● Exercise task:
Select the lines that contain "this" and copy each of them.

● Provided entries:
────────

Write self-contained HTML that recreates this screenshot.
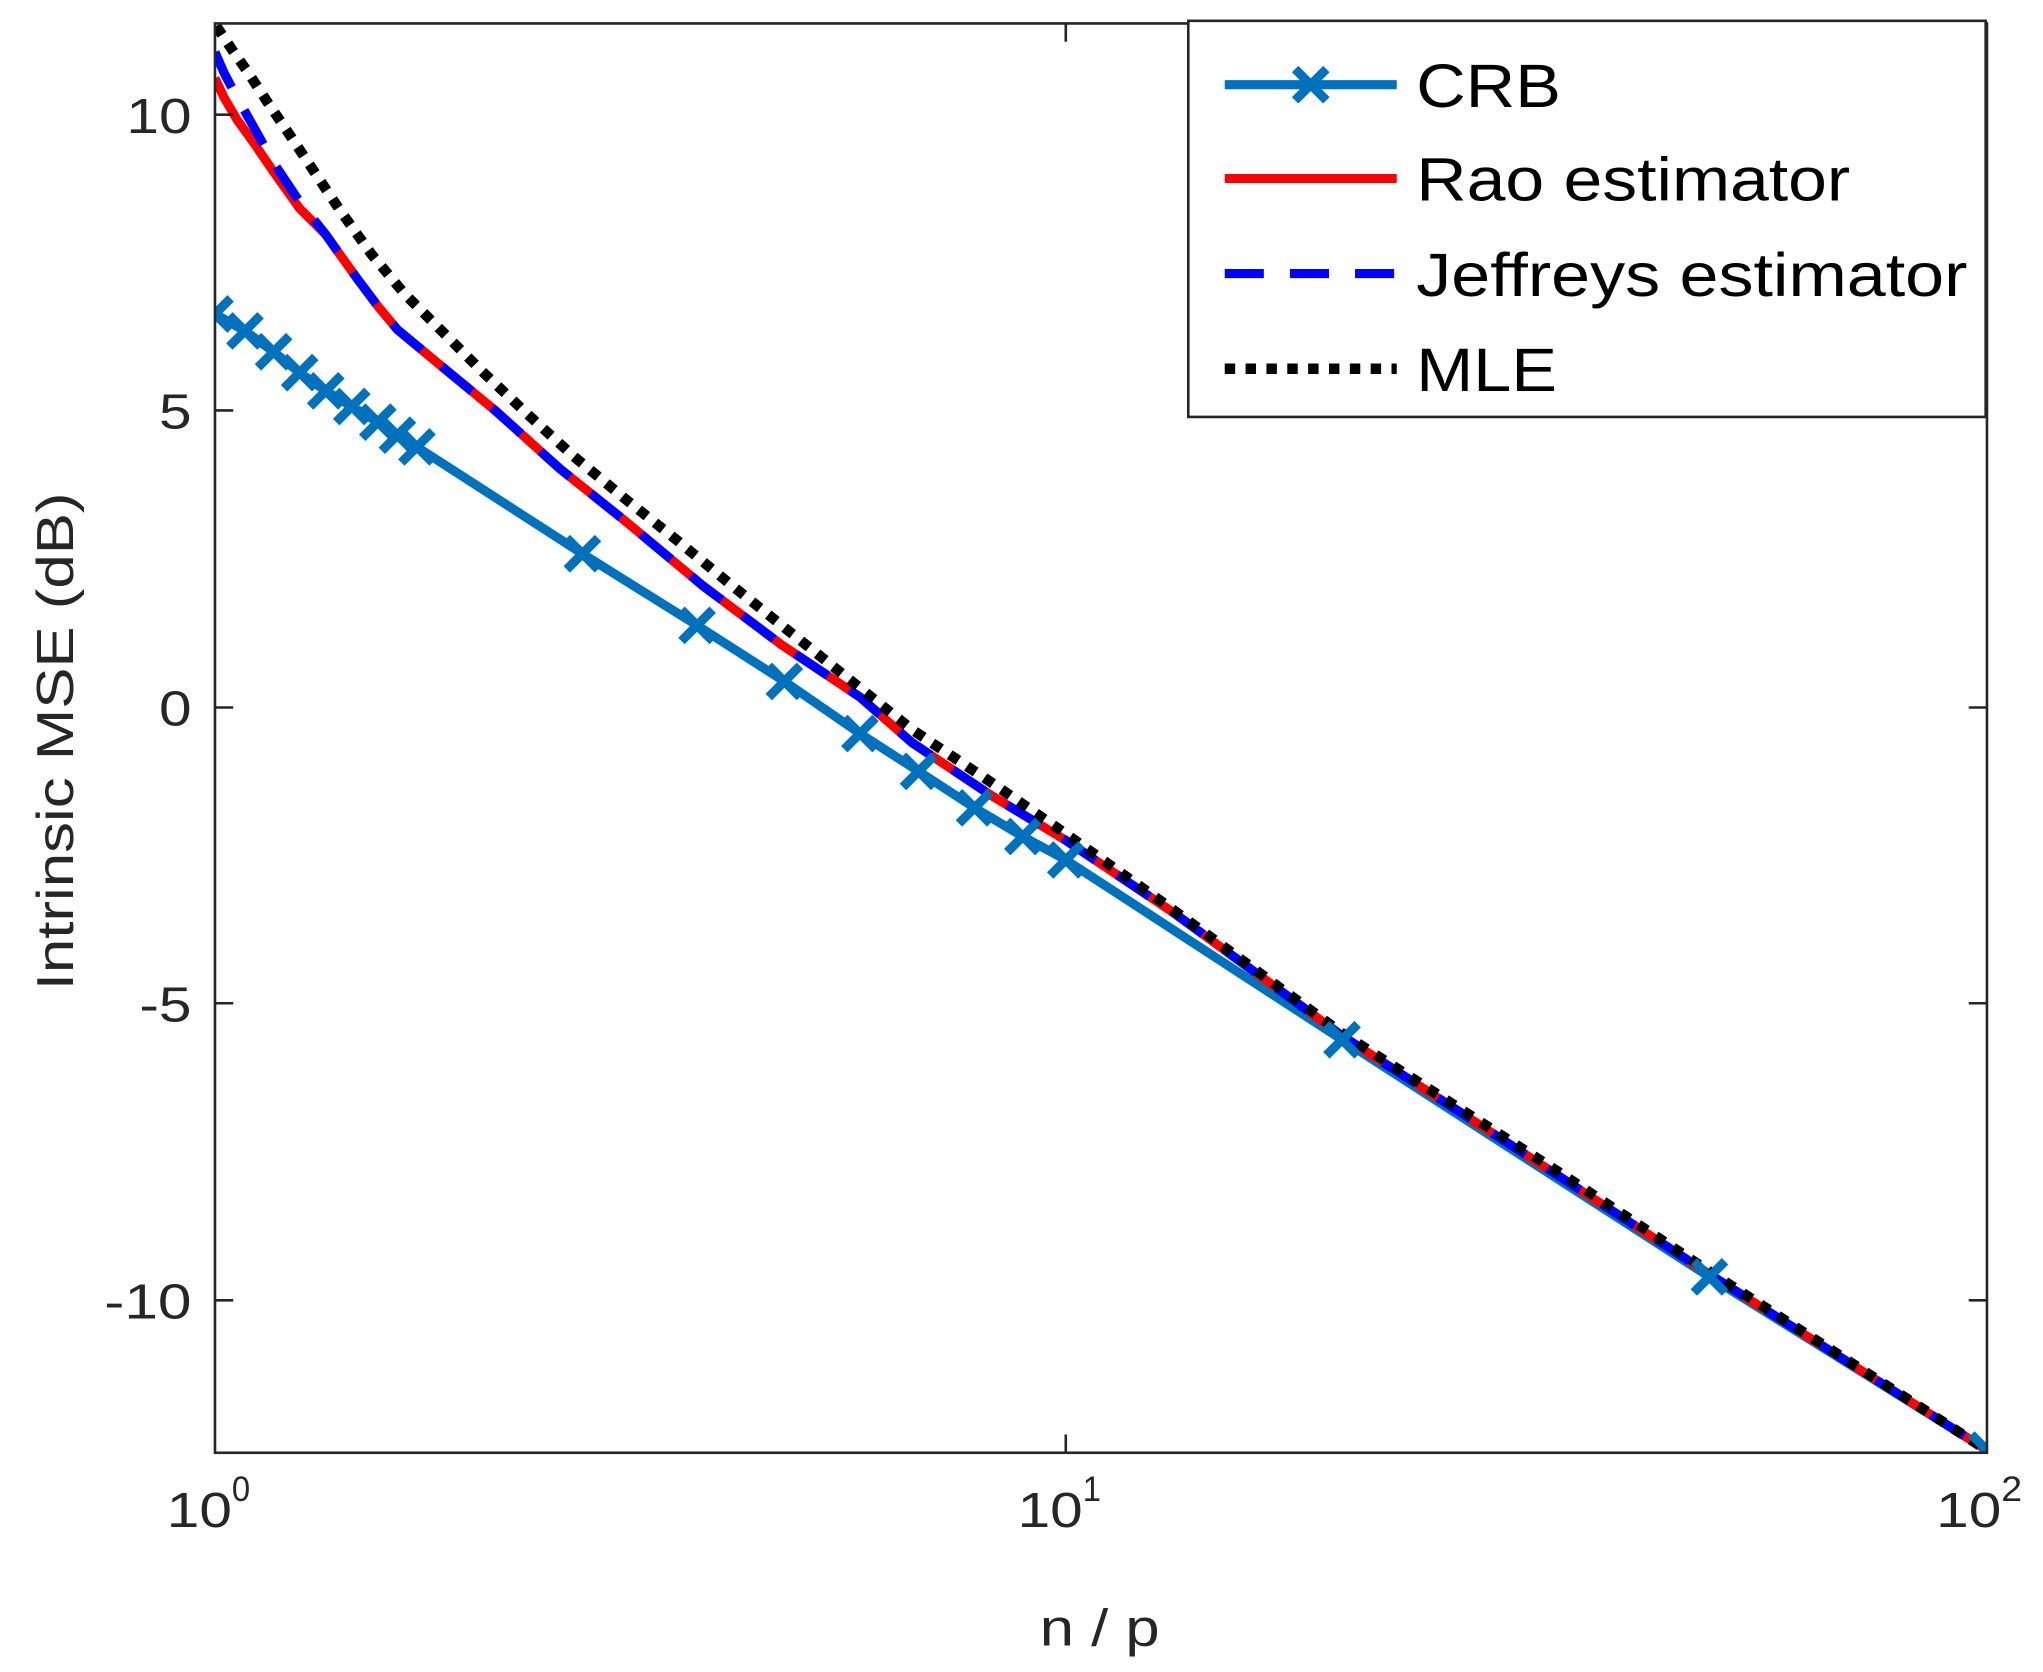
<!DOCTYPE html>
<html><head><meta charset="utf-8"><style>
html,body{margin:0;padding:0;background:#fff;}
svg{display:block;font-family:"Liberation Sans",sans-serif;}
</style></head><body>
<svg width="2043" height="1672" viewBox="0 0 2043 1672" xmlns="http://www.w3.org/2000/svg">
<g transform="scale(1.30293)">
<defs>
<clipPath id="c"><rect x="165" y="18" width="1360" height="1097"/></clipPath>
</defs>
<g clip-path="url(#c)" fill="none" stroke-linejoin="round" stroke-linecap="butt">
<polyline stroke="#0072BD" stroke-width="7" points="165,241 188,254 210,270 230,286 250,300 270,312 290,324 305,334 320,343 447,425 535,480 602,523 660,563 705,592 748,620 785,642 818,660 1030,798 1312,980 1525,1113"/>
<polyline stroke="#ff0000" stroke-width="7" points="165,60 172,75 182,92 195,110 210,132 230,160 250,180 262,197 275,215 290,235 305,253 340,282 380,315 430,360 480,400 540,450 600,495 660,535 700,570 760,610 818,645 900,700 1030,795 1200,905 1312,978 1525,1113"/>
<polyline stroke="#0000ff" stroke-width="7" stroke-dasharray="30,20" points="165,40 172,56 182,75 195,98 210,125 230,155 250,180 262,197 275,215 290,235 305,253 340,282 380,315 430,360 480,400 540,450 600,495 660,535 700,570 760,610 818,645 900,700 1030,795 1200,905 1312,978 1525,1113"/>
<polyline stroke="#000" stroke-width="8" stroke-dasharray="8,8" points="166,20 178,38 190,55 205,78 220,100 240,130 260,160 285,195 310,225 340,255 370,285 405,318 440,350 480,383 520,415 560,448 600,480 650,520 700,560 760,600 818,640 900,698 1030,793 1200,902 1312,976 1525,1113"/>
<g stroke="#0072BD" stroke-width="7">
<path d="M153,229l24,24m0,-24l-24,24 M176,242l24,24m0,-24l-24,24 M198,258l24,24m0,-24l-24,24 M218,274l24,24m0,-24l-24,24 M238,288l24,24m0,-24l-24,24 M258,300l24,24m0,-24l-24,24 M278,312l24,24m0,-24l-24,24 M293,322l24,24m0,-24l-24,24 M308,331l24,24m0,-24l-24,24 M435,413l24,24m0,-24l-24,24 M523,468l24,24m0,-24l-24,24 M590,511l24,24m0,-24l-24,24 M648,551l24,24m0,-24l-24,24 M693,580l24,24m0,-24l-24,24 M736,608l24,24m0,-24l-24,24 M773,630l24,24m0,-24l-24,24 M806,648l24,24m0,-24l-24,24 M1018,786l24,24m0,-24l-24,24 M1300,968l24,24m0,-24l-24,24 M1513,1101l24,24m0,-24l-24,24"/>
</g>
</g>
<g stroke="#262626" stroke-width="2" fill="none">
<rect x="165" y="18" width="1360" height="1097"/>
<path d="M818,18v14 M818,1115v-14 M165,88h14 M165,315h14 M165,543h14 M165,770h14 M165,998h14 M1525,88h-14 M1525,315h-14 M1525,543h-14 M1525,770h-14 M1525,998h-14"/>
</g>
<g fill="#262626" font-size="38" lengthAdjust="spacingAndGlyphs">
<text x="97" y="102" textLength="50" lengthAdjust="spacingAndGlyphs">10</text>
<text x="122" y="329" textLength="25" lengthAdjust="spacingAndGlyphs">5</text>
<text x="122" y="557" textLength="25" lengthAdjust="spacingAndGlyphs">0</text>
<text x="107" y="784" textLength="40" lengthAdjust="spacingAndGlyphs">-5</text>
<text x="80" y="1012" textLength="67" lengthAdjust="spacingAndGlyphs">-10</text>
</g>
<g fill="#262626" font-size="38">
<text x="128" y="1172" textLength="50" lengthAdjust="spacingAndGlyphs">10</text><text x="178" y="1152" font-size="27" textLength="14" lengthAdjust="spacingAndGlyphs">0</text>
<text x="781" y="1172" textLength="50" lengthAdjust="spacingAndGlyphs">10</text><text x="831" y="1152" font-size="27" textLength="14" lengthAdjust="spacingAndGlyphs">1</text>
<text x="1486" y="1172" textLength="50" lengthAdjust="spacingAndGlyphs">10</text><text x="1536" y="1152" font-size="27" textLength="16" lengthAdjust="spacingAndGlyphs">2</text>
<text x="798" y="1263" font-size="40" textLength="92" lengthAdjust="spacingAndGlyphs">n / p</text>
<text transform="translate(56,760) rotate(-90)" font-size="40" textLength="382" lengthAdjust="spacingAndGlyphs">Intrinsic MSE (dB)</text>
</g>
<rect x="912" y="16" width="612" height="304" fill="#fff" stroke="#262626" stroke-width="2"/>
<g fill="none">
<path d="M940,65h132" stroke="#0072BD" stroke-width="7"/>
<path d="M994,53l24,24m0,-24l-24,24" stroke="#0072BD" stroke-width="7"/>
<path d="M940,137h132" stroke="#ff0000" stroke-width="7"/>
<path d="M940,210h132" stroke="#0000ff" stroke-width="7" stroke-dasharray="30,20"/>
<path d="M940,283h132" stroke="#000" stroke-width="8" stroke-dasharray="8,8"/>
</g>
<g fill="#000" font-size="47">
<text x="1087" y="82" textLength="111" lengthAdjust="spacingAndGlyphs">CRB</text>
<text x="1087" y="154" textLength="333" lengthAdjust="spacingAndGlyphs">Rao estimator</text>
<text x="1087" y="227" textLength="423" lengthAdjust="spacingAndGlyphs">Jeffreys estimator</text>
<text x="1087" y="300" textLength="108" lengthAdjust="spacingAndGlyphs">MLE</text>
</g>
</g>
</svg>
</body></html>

────────

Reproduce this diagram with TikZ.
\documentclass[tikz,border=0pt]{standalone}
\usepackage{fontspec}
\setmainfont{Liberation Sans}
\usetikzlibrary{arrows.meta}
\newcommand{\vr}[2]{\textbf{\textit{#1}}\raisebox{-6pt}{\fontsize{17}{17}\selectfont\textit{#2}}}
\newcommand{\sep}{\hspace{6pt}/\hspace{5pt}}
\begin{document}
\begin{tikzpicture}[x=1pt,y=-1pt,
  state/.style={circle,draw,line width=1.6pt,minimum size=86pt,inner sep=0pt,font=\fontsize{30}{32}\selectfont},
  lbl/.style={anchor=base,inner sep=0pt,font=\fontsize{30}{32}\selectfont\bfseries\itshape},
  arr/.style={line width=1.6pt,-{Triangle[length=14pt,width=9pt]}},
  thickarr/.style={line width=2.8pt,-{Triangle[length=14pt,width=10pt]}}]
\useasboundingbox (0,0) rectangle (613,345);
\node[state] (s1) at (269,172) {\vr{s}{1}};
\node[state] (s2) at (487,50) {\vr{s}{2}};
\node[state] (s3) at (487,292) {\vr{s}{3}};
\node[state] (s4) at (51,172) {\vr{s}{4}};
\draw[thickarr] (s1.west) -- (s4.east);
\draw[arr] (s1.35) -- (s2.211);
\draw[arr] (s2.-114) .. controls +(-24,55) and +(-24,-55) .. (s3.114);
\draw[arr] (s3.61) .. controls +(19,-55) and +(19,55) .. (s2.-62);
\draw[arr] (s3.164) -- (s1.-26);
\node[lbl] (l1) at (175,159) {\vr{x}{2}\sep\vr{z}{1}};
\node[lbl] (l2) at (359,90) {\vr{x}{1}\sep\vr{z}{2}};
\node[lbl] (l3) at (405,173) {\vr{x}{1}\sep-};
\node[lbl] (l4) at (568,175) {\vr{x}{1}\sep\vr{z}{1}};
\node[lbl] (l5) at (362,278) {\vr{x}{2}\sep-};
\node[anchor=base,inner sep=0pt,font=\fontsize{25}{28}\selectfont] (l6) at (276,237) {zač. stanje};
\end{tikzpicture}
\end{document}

────────

● Written answer:
Write self-contained HTML that recreates this screenshot.
Reproduce this diagram with TikZ.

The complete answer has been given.